Wohlfühlatmosphäre im Kuhstall schaffen

Das Thema Kuh-Komfort ist seit einigen Jahren in aller Munde. Es wird kein neuer Stall gebaut, ohne zu diskutieren, auf welchem Bodenbelag sich die Kuh wohler fühlt oder in welche Liegebox sie sich lieber hineinlegt. Allerdings sollte man auch überprüfen, wie man selbst mit den Tieren umgeht und den Kühen eine Wohlfühlatmosphäre im Kuhstall schafft.

Der Kuh-Komfort und der Umgang mit dem Tier sind die zwei großen Stellschrauben beim Wohlbefinden der Tiere. Zum „Umgang mit dem Tier“ gehört das Treiben der Kühe zum Melken und wieder zurück genauso wie das Sortieren, Selektieren und Behandeln, die Klauenpflege und die Tierbeobachtung. Oft nehmen wir gar nicht wahr, in wie vielen Situationen Tiere auf uns reagieren, also Kommunikation stattfindet. Menschen reden gerne und möchten deshalb auch mit den Tieren über Sprache kommunizieren, am liebsten Kommandos geben.

Lärm bedeutet Stress

Unter Rindern spielt die verbale Kommunikation aber nur eine untergeordnete Rolle. Geben Rinder Laute von sich, ist das meist ein Indiz für Unzufriedenheit. Aber Kühe hören sehr gut, sogar besser als der Mensch. Daher ist jedes Geräusch und jede Stimme, die über die Zimmerlautstärke hinaus geht Stress für jedes Rind. Zwar können sich Rinder auch an Lärm gewöhnen, wie beispielsweise an die Vakuumpumpe der Melkmaschine, aber Lärm bleibt immer Stress! Durch Stress wird das Immunsystem der Tiere geschwächt, Faktorerkrankungen wie Mastitis werden begünstigt.
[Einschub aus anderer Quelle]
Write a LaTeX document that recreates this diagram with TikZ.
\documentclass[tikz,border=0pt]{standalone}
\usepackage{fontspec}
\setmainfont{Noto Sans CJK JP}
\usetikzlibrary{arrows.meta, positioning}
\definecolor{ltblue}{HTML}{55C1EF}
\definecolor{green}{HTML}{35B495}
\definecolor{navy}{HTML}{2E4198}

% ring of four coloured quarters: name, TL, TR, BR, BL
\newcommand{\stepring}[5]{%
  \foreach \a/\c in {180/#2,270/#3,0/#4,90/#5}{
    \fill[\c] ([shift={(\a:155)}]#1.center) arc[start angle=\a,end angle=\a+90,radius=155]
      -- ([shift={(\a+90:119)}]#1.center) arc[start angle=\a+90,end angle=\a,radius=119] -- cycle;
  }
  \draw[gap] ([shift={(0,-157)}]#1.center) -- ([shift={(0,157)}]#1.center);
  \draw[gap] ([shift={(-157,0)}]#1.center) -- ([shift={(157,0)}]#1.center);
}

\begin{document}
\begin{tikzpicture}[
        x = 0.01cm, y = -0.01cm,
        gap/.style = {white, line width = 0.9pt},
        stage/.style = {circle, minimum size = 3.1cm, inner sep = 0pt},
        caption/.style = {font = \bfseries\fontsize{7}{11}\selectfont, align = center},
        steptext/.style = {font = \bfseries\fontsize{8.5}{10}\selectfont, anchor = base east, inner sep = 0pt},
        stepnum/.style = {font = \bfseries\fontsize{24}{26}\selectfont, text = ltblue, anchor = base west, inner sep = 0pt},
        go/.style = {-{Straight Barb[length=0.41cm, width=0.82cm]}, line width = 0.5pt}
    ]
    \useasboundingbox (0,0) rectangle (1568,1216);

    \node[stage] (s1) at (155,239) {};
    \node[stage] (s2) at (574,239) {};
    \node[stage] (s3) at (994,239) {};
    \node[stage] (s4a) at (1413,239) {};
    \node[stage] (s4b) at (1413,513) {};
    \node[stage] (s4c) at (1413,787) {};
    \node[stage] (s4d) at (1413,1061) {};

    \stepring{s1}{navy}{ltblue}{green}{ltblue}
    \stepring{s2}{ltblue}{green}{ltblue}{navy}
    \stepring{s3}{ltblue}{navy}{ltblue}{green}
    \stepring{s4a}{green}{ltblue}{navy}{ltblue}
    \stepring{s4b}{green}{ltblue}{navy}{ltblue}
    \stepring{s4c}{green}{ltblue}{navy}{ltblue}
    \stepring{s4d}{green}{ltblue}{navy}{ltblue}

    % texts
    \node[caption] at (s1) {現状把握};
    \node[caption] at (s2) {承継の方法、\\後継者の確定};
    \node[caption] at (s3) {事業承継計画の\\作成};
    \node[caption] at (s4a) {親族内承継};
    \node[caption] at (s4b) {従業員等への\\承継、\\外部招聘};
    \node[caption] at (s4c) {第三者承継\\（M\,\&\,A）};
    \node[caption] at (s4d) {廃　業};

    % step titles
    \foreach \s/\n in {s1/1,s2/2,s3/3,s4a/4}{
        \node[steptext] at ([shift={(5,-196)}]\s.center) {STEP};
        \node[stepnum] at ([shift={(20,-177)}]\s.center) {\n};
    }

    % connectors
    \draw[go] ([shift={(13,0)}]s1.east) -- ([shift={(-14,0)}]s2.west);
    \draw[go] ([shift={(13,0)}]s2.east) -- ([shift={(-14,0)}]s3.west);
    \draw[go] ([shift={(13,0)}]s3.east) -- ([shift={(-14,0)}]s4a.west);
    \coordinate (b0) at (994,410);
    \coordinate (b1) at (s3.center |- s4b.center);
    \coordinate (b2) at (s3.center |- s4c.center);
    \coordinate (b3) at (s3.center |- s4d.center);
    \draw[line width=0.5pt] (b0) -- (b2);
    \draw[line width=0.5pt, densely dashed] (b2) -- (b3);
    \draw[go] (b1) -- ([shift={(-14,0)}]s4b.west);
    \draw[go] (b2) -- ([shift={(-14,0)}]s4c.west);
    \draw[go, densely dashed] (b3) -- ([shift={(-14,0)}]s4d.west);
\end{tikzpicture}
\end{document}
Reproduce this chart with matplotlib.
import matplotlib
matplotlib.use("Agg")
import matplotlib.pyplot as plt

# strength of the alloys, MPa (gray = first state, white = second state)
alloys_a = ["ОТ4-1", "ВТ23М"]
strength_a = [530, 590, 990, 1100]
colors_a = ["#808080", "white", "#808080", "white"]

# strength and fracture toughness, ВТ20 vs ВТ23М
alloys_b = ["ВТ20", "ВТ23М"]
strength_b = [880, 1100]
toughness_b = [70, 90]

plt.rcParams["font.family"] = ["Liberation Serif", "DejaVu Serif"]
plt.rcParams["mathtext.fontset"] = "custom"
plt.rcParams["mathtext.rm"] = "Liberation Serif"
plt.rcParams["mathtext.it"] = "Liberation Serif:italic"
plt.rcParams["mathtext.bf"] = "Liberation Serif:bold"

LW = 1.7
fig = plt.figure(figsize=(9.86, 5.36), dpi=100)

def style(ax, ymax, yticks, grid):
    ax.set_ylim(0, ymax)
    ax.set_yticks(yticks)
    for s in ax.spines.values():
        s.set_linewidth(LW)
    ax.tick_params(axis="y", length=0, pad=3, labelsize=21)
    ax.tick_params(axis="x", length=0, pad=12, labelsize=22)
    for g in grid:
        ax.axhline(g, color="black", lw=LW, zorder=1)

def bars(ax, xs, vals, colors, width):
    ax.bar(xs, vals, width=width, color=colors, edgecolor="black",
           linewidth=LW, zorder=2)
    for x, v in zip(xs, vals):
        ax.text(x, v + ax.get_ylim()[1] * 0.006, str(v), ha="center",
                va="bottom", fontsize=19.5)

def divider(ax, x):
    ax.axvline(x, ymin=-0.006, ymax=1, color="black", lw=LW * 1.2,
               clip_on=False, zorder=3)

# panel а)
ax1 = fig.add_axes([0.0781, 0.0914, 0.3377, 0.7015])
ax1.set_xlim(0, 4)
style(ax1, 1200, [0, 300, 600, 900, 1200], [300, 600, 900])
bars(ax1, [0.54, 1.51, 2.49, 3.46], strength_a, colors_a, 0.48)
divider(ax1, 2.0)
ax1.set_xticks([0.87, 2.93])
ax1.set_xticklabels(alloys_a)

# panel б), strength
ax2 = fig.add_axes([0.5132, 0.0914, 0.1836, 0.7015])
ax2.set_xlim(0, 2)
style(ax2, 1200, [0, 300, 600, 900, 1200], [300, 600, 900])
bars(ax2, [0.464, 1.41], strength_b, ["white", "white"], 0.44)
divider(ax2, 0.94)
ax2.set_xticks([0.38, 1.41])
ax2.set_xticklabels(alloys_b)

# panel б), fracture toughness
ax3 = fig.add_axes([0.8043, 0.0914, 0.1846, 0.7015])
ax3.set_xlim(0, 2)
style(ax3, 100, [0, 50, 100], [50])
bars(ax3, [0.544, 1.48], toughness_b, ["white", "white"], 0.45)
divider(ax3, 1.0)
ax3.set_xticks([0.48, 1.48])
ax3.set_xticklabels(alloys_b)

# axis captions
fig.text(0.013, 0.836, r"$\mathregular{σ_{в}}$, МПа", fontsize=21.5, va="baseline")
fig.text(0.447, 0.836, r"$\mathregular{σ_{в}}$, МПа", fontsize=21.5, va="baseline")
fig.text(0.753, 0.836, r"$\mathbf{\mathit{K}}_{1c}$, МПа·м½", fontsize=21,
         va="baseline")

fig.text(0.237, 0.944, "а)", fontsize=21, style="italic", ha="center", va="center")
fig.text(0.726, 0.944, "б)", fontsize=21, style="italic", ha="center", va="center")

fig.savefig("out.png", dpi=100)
Kommunikation unter Rindern: Nähe und Distanz

Ganz ursprüngliche und fundamentale Elemente von Kommunikation unter Rindern sind Nähe und Distanz. Im Herdenverband wird die Rangordnung durch Nähe und Distanz bestimmt, wobei nur die wenigsten Auseinandersetzungen mit Kämpfen entschieden werden. Rinder haben um sich herum eine Beobachtungs- und Bewegungszone. Es handelt sich dabei um Reaktionszonen, nicht um Entfernungszonen. Kommt eine Kuh einer anderen zu nahe und dringt dadurch in ihre Bewegungszone ein, weicht die Rangniedere aus. Nähe und Distanz, Druck und Weichen sind Formen der natürlichen nonverbalen Kommunikation.
Hier setzt das Treiben nach LSS (Low-Stress-Stockmanship) an. Es beruht darauf, die Tiere so zu treiben, wie es für sie natürlich und verständlich ist. Das gute, tiergerechte Treiben geschieht schweigend, mit den Händen in den Hosentaschen.

Treiben nach LSS

Diese Technik ist stressarm, da der Druck sofort vom Tier genommen wird, wenn es sich bewegt. Es geht dabei nicht darum, das Tier zu drücken oder zu schieben, sondern darum, dem Tier einen Bewegungsimpuls zu geben und es dann laufen zu lassen. Durch diese Art der Arbeit mit den Rindern wird der Mensch für die Tiere berechenbar und sie fassen Vertrauen.